╭─ GIVEN DATA

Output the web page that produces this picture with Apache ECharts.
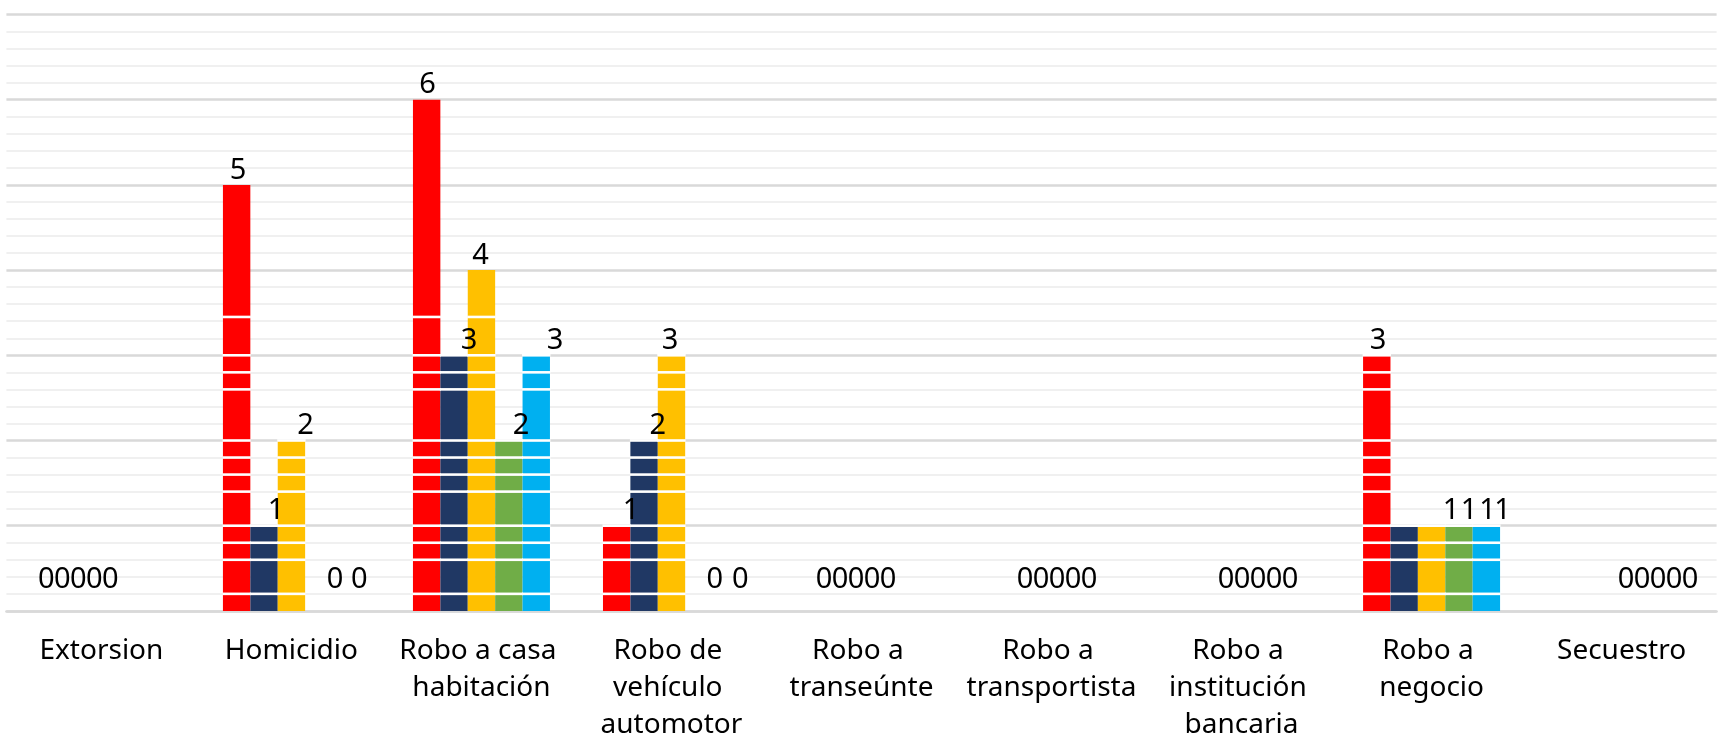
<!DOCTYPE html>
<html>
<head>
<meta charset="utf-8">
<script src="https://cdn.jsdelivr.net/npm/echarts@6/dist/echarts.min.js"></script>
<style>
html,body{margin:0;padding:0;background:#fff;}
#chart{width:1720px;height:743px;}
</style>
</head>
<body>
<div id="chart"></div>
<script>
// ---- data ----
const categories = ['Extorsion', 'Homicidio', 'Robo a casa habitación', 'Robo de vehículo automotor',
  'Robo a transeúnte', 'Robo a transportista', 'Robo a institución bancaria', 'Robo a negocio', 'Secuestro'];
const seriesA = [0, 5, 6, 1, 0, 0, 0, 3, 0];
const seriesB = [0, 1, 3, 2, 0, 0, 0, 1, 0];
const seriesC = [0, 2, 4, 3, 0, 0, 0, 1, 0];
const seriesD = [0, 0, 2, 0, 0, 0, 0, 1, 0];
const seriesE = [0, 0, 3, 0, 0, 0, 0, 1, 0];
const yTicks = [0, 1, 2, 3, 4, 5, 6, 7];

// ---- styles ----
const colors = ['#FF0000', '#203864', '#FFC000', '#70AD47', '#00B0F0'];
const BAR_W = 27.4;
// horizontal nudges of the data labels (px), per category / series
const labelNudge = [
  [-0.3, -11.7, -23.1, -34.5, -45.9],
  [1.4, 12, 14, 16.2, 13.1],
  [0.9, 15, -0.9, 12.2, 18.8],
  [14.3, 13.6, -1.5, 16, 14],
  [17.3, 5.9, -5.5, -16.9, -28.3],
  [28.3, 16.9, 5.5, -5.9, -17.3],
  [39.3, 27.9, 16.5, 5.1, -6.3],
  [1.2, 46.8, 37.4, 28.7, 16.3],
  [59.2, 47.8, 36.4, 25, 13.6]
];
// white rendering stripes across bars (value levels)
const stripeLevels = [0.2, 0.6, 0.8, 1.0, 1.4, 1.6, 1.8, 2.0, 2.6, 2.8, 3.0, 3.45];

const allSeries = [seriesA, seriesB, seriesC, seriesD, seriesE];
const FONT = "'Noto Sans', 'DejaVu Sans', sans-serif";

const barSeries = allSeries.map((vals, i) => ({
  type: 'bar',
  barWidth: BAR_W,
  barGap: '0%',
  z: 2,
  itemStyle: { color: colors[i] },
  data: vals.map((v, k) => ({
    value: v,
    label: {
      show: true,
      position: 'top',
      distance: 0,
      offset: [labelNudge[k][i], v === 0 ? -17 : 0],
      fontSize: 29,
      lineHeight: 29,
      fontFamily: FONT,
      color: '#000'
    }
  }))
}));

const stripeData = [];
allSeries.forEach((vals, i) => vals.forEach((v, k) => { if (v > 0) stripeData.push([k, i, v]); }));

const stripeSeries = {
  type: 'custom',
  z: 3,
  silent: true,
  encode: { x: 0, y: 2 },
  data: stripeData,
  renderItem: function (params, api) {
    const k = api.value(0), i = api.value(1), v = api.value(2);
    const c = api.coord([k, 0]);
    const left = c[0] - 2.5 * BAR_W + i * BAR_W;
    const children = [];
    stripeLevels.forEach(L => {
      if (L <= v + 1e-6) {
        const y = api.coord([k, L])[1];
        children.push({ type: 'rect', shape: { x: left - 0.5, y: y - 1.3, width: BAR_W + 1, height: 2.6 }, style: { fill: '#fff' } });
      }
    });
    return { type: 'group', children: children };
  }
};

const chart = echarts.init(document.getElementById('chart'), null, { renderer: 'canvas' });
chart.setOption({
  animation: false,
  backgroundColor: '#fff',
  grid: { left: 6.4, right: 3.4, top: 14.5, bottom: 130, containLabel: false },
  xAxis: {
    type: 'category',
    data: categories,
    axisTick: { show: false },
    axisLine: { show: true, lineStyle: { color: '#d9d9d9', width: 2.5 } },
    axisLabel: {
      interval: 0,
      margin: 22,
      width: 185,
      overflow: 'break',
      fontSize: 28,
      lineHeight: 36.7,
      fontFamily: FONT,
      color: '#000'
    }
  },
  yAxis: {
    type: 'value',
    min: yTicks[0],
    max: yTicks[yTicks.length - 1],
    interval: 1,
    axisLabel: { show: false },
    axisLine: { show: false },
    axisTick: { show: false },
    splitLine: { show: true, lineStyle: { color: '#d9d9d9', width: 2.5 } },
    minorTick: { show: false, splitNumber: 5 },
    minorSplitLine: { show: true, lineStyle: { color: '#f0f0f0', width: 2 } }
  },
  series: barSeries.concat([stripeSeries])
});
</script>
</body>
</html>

╰─
╭─ GIVEN DATA

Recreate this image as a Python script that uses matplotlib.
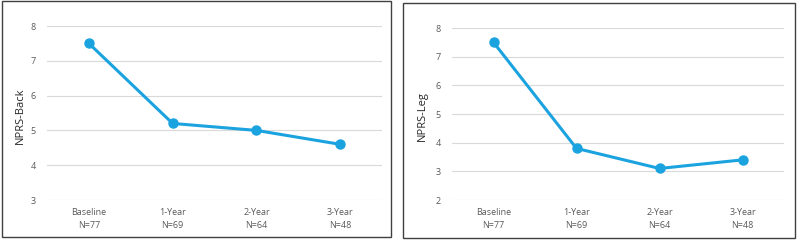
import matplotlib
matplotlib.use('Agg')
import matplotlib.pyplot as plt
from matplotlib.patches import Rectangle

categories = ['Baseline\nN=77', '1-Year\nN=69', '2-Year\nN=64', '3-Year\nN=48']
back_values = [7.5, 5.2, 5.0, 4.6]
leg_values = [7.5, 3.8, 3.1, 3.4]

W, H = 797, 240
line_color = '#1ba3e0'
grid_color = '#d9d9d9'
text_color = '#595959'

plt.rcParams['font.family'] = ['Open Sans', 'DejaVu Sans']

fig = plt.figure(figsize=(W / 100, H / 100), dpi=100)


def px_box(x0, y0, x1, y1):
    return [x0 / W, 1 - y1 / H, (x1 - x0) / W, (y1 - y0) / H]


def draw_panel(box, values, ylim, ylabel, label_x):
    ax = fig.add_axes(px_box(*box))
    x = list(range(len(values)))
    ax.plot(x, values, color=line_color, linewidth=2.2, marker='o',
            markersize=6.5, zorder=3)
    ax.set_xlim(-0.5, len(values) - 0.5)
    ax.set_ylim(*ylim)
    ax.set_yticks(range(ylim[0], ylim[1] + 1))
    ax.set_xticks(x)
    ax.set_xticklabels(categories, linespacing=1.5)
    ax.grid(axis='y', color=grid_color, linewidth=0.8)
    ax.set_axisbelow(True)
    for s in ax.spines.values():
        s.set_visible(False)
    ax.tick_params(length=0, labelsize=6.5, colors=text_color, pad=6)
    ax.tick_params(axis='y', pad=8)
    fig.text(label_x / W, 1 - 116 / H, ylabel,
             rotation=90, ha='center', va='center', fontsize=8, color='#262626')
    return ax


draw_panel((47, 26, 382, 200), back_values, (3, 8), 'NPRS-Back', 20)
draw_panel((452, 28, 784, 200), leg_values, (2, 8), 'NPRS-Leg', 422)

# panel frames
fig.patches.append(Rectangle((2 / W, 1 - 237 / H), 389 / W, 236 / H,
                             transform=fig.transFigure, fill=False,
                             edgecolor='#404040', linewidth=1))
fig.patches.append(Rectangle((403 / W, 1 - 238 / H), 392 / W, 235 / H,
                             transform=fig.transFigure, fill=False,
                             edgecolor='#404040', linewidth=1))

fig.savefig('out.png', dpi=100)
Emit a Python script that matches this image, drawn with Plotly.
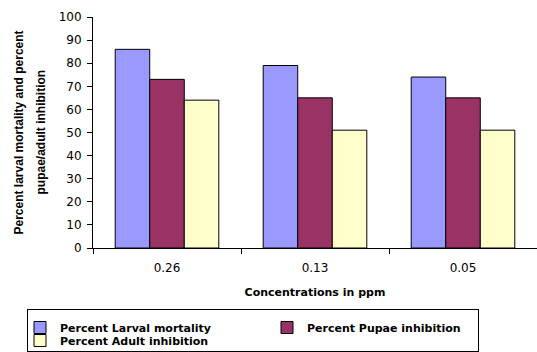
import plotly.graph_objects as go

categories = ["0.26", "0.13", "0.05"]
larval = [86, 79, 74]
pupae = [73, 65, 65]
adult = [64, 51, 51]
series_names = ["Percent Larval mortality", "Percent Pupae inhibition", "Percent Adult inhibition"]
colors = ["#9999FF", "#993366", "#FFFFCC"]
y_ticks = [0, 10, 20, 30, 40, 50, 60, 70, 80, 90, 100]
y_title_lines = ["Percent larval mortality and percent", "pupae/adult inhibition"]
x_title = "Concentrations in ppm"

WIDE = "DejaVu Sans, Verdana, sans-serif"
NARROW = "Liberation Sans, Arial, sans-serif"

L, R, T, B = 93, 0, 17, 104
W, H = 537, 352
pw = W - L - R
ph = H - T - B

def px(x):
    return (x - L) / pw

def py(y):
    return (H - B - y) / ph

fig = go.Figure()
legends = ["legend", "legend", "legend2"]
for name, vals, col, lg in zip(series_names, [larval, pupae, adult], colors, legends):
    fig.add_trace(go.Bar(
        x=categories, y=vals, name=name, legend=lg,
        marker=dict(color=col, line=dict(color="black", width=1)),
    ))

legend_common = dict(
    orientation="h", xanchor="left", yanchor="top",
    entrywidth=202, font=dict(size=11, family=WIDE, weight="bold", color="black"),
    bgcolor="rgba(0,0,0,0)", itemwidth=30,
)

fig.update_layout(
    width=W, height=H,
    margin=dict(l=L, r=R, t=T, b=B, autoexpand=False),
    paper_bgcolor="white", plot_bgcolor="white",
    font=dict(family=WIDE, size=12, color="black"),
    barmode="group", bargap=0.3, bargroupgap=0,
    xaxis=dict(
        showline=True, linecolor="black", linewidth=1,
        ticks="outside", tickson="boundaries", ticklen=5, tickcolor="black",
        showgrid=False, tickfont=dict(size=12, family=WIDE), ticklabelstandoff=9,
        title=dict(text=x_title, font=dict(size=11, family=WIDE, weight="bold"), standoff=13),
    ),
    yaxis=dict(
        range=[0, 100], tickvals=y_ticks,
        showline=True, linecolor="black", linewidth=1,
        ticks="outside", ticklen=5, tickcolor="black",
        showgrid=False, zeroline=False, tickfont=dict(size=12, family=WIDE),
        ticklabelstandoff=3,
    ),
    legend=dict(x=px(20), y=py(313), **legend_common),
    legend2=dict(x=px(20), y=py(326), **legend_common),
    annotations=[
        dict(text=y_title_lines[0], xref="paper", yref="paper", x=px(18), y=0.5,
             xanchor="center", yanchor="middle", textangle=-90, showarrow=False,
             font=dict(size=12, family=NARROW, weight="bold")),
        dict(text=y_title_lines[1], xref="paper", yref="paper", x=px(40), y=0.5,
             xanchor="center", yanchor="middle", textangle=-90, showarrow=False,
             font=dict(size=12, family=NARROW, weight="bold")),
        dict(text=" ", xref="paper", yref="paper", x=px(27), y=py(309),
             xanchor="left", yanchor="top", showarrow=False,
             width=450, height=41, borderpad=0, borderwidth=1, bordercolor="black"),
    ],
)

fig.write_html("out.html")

╰─

WORK TO COMPLETE:
Give only the lines from the one with "Recreate this image" to the one with "import plotly.graph_objects as go", both included, again and exactly; leave the images out.

COMPLETE OUTPUT:
Recreate this image as a Python script that uses matplotlib.
import matplotlib
matplotlib.use('Agg')
import matplotlib.pyplot as plt
from matplotlib.patches import Rectangle

categories = ['Baseline\nN=77', '1-Year\nN=69', '2-Year\nN=64', '3-Year\nN=48']
back_values = [7.5, 5.2, 5.0, 4.6]
leg_values = [7.5, 3.8, 3.1, 3.4]

W, H = 797, 240
line_color = '#1ba3e0'
grid_color = '#d9d9d9'
text_color = '#595959'

plt.rcParams['font.family'] = ['Open Sans', 'DejaVu Sans']

fig = plt.figure(figsize=(W / 100, H / 100), dpi=100)


def px_box(x0, y0, x1, y1):
    return [x0 / W, 1 - y1 / H, (x1 - x0) / W, (y1 - y0) / H]


def draw_panel(box, values, ylim, ylabel, label_x):
    ax = fig.add_axes(px_box(*box))
    x = list(range(len(values)))
    ax.plot(x, values, color=line_color, linewidth=2.2, marker='o',
            markersize=6.5, zorder=3)
    ax.set_xlim(-0.5, len(values) - 0.5)
    ax.set_ylim(*ylim)
    ax.set_yticks(range(ylim[0], ylim[1] + 1))
    ax.set_xticks(x)
    ax.set_xticklabels(categories, linespacing=1.5)
    ax.grid(axis='y', color=grid_color, linewidth=0.8)
    ax.set_axisbelow(True)
    for s in ax.spines.values():
        s.set_visible(False)
    ax.tick_params(length=0, labelsize=6.5, colors=text_color, pad=6)
    ax.tick_params(axis='y', pad=8)
    fig.text(label_x / W, 1 - 116 / H, ylabel,
             rotation=90, ha='center', va='center', fontsize=8, color='#262626')
    return ax


draw_panel((47, 26, 382, 200), back_values, (3, 8), 'NPRS-Back', 20)
draw_panel((452, 28, 784, 200), leg_values, (2, 8), 'NPRS-Leg', 422)

# panel frames
fig.patches.append(Rectangle((2 / W, 1 - 237 / H), 389 / W, 236 / H,
                             transform=fig.transFigure, fill=False,
                             edgecolor='#404040', linewidth=1))
fig.patches.append(Rectangle((403 / W, 1 - 238 / H), 392 / W, 235 / H,
                             transform=fig.transFigure, fill=False,
                             edgecolor='#404040', linewidth=1))

fig.savefig('out.png', dpi=100)
Emit a Python script that matches this image, drawn with Plotly.
import plotly.graph_objects as go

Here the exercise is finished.